Nanoose Bay firefighters ready for referendum
An open house at the Nanoose Bay Fire Hall this weekend is being held to show residents what they are currently counting on in the event of an emergency and why officials have concluded a new one is needed.
A referendum will be held on Saturday, March 26, to ask electors if they are in favour of borrowing $3.2 million to tear down the current fire hall and construct a new one.
“I think it’s important that [the public] know[s] and understand[s] what they’re voting for,” said Neil Watson, director with the Nanoose Fire Protection Society. “With that information they will make the right decision.”
The current fire hall began construction in 1972, and although an addition in 1991 included a bit of a seismic upgrade, the hall doesn’t meet current standards and would likely crumble if a large earthquake were to strike.
Back in 1972 and 1973 the hall was constructed with cement blocks, considered one of the weaker methods of building because it doesn’t have any sway. This worries Watson because, not only would millions of dollars worth of equipment be damaged in a large earthquake, but more importantly the firefighters’ safety would also be compromised.
“We have to make sure the firefighters and the facilities they function in work and are safe,” he said. “And in theory, in the event of a serious problem, they’ve got the ability to at least get out of the building, because the way it stands today, if we had the big one quite frankly those trucks wouldn’t leave the building.”
Another concern is the functionality of the building, said Nancy Avery, General Manager of Finance and Information Services at the RDN. Although the building is sound, it is old, she said, along with everything in it. As general operations of the fire department has changed over the years, including bigger equipment, the amount of space the firefighters have to work in has decreased.
“So it’s a combination of here we have an old building, here we have a seismic concern ... just add it all together,” she said.
Doug Penny has been the fire chief at the hall for 25 years. He agreed the amount of congestion has definitely increased over the years, posing a safety concern for his team who are often trying to get dressed within arms reach of moving vehicles.
“It’s something you’ve got to be on your toes all the time,” he said. “Even at two in the morning when you’re still half asleep.”
Being in close proximity to fumes from the vehicles is also a concern to the firefighters as well as space to decontaminate and clean themselves following an emergency.
And the firefighters are not just fighting fires, said Watson.
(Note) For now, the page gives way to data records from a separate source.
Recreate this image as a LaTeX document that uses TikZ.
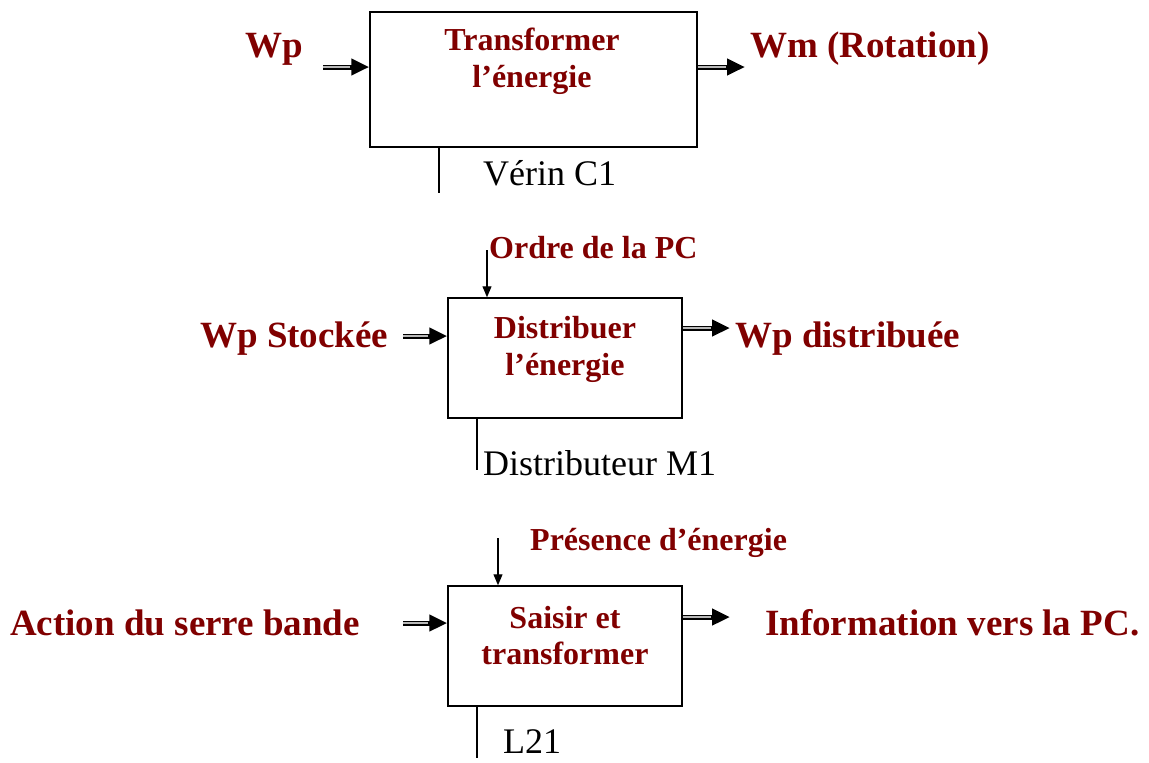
\documentclass[tikz,border=0pt]{standalone}
\usepackage{fontspec}
\setmainfont{Liberation Serif}
\usetikzlibrary{arrows.meta}
\definecolor{dred}{RGB}{128,0,0}
\begin{document}
\begin{tikzpicture}[x=1pt,y=-1pt,
 box/.style={draw, line width=1.5pt, inner sep=0pt},
 big/.style={text=dred, font=\fontsize{37}{40}\selectfont\bfseries, anchor=base west, inner sep=0pt},
 mid/.style={text=dred, font=\fontsize{32}{36}\selectfont\bfseries, anchor=base, inner sep=0pt},
 ctl/.style={text=dred, font=\fontsize{32}{36}\selectfont\bfseries, anchor=base west, inner sep=0pt},
 plain/.style={font=\fontsize{36}{40}\selectfont, anchor=base west, inner sep=0pt},
 tri/.style={line width=5pt, -{Triangle[length=18pt,width=16pt]}, postaction={draw=gray!55, line width=1.8pt, arrows=-, shorten >=19pt}},
 ctlarrow/.style={line width=1.2pt, -{Triangle[length=11pt,width=9pt]}},
 stem/.style={line width=1.5pt}]
\useasboundingbox (0,0) rectangle (1149,763);

% ---- block 1
\node[box, minimum width=327pt, minimum height=135pt] (b1) at (533.5,79.5) {};
\node[mid] (t1a) at (532,50) {Transformer};
\node[mid] (t1b) at (532,87) {l’énergie};
\node[big] (wp) at (245,57) {Wp};
\node[big] (wm) at (750,57) {Wm (Rotation)};
\coordinate (i1) at (323,67);
\coordinate (o1) at (745,67);
\draw[tri] (i1) -- (i1 -| b1.west);
\draw[tri] (o1 -| b1.east) -- (o1);
\coordinate (s1) at (439,193);
\draw[stem] (s1 |- b1.south) -- (s1);
\node[plain] (v1) at (483,185) {Vérin C1};

% ---- block 2
\node[box, minimum width=234pt, minimum height=120pt] (b2) at (565,358) {};
\node[mid] (t2a) at (565,338) {Distribuer};
\node[mid] (t2b) at (565,375) {l’énergie};
\coordinate (c2) at (487,250);
\draw[ctlarrow] (c2) -- (c2 |- b2.north);
\node[ctl] (ord) at (489,258) {Ordre de la PC};
\node[big] (ws) at (200,347) {Wp Stockée};
\node[big] (wd) at (735,347) {Wp distribuée};
\coordinate (i2) at (403,336);
\coordinate (o2) at (730,328);
\draw[tri] (i2) -- (i2 -| b2.west);
\draw[tri] (o2 -| b2.east) -- (o2);
\coordinate (s2) at (477,470);
\draw[stem] (s2 |- b2.south) -- (s2);
\node[plain] (d2) at (483,475) {Distributeur M1};

% ---- block 3
\node[box, minimum width=234pt, minimum height=120pt] (b3) at (565,646) {};
\node[mid] (t3a) at (565,628) {Saisir et};
\node[mid] (t3b) at (565,664) {transformer};
\coordinate (c3) at (498,538);
\draw[ctlarrow] (c3) -- (c3 |- b3.north);
\node[ctl] (pre) at (530,550) {Présence d’énergie};
\node[big] (act) at (10,635) {Action du serre bande};
\node[big] (inf) at (765,635) {Information vers la PC.};
\coordinate (i3) at (403,623);
\coordinate (o3) at (730,617);
\draw[tri] (i3) -- (i3 -| b3.west);
\draw[tri] (o3 -| b3.east) -- (o3);
\coordinate (s3) at (477,758);
\draw[stem] (s3 |- b3.south) -- (s3);
\node[plain] (l21) at (503,753) {L21};
\end{tikzpicture}
\end{document}
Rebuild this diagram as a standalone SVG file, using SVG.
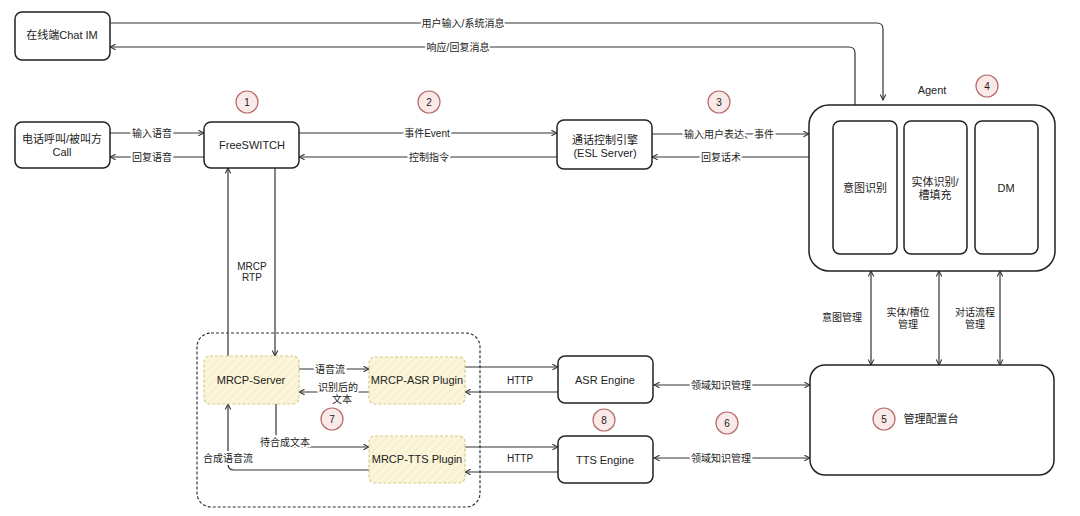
<svg xmlns="http://www.w3.org/2000/svg" width="1080" height="516" viewBox="0 0 1080 516">
<style>
text{font-family:"Liberation Sans","Noto Sans CJK SC",sans-serif;fill:#222;text-anchor:middle;dominant-baseline:central}
.t{font-size:11px}
.l{font-size:10px;stroke:#fff;stroke-width:4;paint-order:stroke;stroke-linejoin:round}
.box{fill:#fff;stroke:#222;stroke-width:1.5}
.mrcp{stroke:#d9c98a;stroke-width:1.2;stroke-dasharray:3 2}
.c{fill:none;stroke:#333;stroke-width:1.2}
.ar{marker-end:url(#a)}
.bi{marker-end:url(#a);marker-start:url(#s)}
.num circle{fill:#f9e9e9;stroke:#b86a6a;stroke-width:1.2}
.num text{font-size:10px}
</style>
<defs>
<marker id="a" viewBox="0 0 10 10" refX="9" refY="5" markerWidth="7" markerHeight="7" orient="auto" markerUnits="userSpaceOnUse"><path d="M1,1 L9,5 L1,9" fill="none" stroke="#333" stroke-width="1.5"/></marker>
<marker id="s" viewBox="0 0 10 10" refX="1" refY="5" markerWidth="7" markerHeight="7" orient="auto" markerUnits="userSpaceOnUse"><path d="M9,1 L1,5 L9,9" fill="none" stroke="#333" stroke-width="1.5"/></marker>
<pattern id="h" width="6" height="6" patternUnits="userSpaceOnUse" patternTransform="rotate(45)"><rect width="6" height="6" fill="#fbf5d9"/><line x1="0" y1="0" x2="0" y2="6" stroke="#efe3b8" stroke-width="1"/></pattern>
</defs>
<rect width="1080" height="516" fill="#fff"/>

<g id="mrcp-group"><rect x="197" y="333" width="283" height="174" rx="14" fill="none" stroke="#333" stroke-width="1.2" stroke-dasharray="3 2"/></g>

<g id="connectors">
<path class="c ar" d="M110,23 H877 Q883,23 883,29 V100"/>
<path class="c ar" d="M855,105 V53 Q855,47 849,47 H110"/>
<path class="c ar" d="M110,133 H204"/>
<path class="c ar" d="M204,157 H110"/>
<path class="c ar" d="M299,133 H557"/>
<path class="c ar" d="M557,157 H299"/>
<path class="c ar" d="M652,134 H809"/>
<path class="c ar" d="M809,157 H652"/>
<path class="c ar" d="M228,356 V168"/>
<path class="c ar" d="M275,168 V356"/>
<path class="c ar" d="M299,369 H369"/>
<path class="c ar" d="M369,392 H299"/>
<path class="c ar" d="M465,367 H558"/>
<path class="c ar" d="M558,392 H465"/>
<path class="c ar" d="M465,447 H558"/>
<path class="c ar" d="M558,472 H465"/>
<path class="c ar" d="M276,404 V447 H369"/>
<path class="c ar" d="M369,470 H234 Q228,470 228,464 V404"/>
<path class="c bi" d="M654,385 H810"/>
<path class="c bi" d="M654,458 H810"/>
<path class="c bi" d="M871,271 V365"/>
<path class="c bi" d="M939,271 V365"/>
<path class="c bi" d="M1000,271 V365"/>
<text class="l" x="463" y="23">用户输入/系统消息</text>
<text class="l" x="458" y="47">响应/回复消息</text>
<text class="l" x="152" y="133">输入语音</text>
<text class="l" x="152" y="157">回复语音</text>
<text class="l" x="427" y="133">事件Event</text>
<text class="l" x="429" y="157">控制指令</text>
<text class="l" x="729" y="134">输入用户表达、事件</text>
<text class="l" x="721" y="157">回复话术</text>
<text class="l" x="252" y="266">MRCP</text>
<text class="l" x="252" y="277">RTP</text>
<text class="l" x="330" y="369">语音流</text>
<text class="l" x="338" y="387">识别后的</text>
<text class="l" x="342" y="399">文本</text>
<text class="l" x="520" y="380">HTTP</text>
<text class="l" x="520" y="458">HTTP</text>
<text class="l" x="285" y="442">待合成文本</text>
<text class="l" x="228" y="458">合成语音流</text>
<text class="l" x="721" y="385">领域知识管理</text>
<text class="l" x="721" y="458">领域知识管理</text>
<text class="l" x="842" y="317">意图管理</text>
<text class="l" x="908" y="312">实体/槽位</text>
<text class="l" x="908" y="324">管理</text>
<text class="l" x="975" y="312">对话流程</text>
<text class="l" x="975" y="324">管理</text>
</g>

<g id="chat-im"><rect class="box" x="15" y="12" width="95" height="48" rx="7"/><text class="t" x="62" y="35">在线端Chat IM</text></g>
<g id="call"><rect class="box" x="15" y="122" width="95" height="46" rx="7"/><text class="t" x="62" y="139">电话呼叫/被叫方</text><text class="t" x="62" y="152">Call</text></g>
<g id="freeswitch"><rect class="box" x="204" y="122" width="95" height="46" rx="7"/><text class="t" x="252" y="145">FreeSWITCH</text></g>
<g id="esl"><rect class="box" x="557" y="120" width="95" height="49" rx="7"/><text class="t" x="605" y="140">通话控制引擎</text><text class="t" x="605" y="153">(ESL Server)</text></g>
<g id="agent">
<text class="t" x="932" y="90">Agent</text>
<rect class="box" x="809" y="105" width="246" height="166" rx="20"/>
<rect class="box" x="833" y="121" width="64" height="133" rx="7"/><text class="t" x="865" y="188">意图识别</text>
<rect class="box" x="904" y="121" width="63" height="133" rx="7"/><text class="t" x="935" y="182">实体识别/</text><text class="t" x="935" y="195">槽填充</text>
<rect class="box" x="975" y="121" width="63" height="133" rx="7"/><text class="t" x="1006" y="188">DM</text>
</g>
<g id="mgmt"><rect class="box" x="810" y="365" width="244" height="110" rx="15"/><text class="t" x="931" y="419">管理配置台</text></g>
<g id="mrcp-server"><rect class="mrcp" x="204" y="356" width="95" height="48" rx="6" fill="url(#h)"/><text class="t" x="251" y="380">MRCP-Server</text></g>
<g id="asr-plugin"><rect class="mrcp" x="369" y="357" width="96" height="47" rx="6" fill="url(#h)"/><text class="t" x="417" y="380">MRCP-ASR Plugin</text></g>
<g id="tts-plugin"><rect class="mrcp" x="369" y="436" width="96" height="47" rx="6" fill="url(#h)"/><text class="t" x="417" y="459">MRCP-TTS Plugin</text></g>
<g id="asr-engine"><rect class="box" x="558" y="356" width="95" height="47" rx="7"/><text class="t" x="605" y="380">ASR Engine</text></g>
<g id="tts-engine"><rect class="box" x="558" y="436" width="95" height="47" rx="7"/><text class="t" x="605" y="460">TTS Engine</text></g>

<g id="n1" class="num"><circle cx="247" cy="102" r="11"/><text x="247" y="102">1</text></g>
<g id="n2" class="num"><circle cx="429" cy="102" r="11"/><text x="429" y="102">2</text></g>
<g id="n3" class="num"><circle cx="719" cy="102" r="11"/><text x="719" y="102">3</text></g>
<g id="n4" class="num"><circle cx="987" cy="86" r="11"/><text x="987" y="86">4</text></g>
<g id="n5" class="num"><circle cx="884" cy="419" r="11"/><text x="884" y="419">5</text></g>
<g id="n6" class="num"><circle cx="727" cy="423" r="11"/><text x="727" y="423">6</text></g>
<g id="n7" class="num"><circle cx="332" cy="419" r="11"/><text x="332" y="419">7</text></g>
<g id="n8" class="num"><circle cx="604" cy="420" r="11"/><text x="604" y="420">8</text></g>
</svg>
The role the volunteers play today is fundamentally different than it was even five years ago, he said, where today these firefighters are first responders, attending calls like risk to life, shortness of breath, chest pains and trauma.
“Currently we take close to 300 calls a year and 51 per cent of that is medical first responder,” said Penny.
Not to mention all the motor vehicle accidents and spills the volunteers attend.
If the referendum next week were to be unsuccessful, Avery said, the RDN would go back to the drawing board and try to bring down costs.
However it is a good design at a good price, she said.
“Knowing the process we’ve gone through I think in general terms this is probably as good as its going to get for the tax payer,” he said.
Property taxes for local residents would be increased by an estimated $13.70 a year based on $100,000 of property value if the hall were approved.
Director of area E (Nanoose Bay) George Holme agreed the cost was worth the new building.
“What’s a life worth?” he asked.
The open house at the Nanoose Bay Fire Hall happens from 10 a.m. to 4 p.m. this Saturday, March 19. Hot dogs will be available.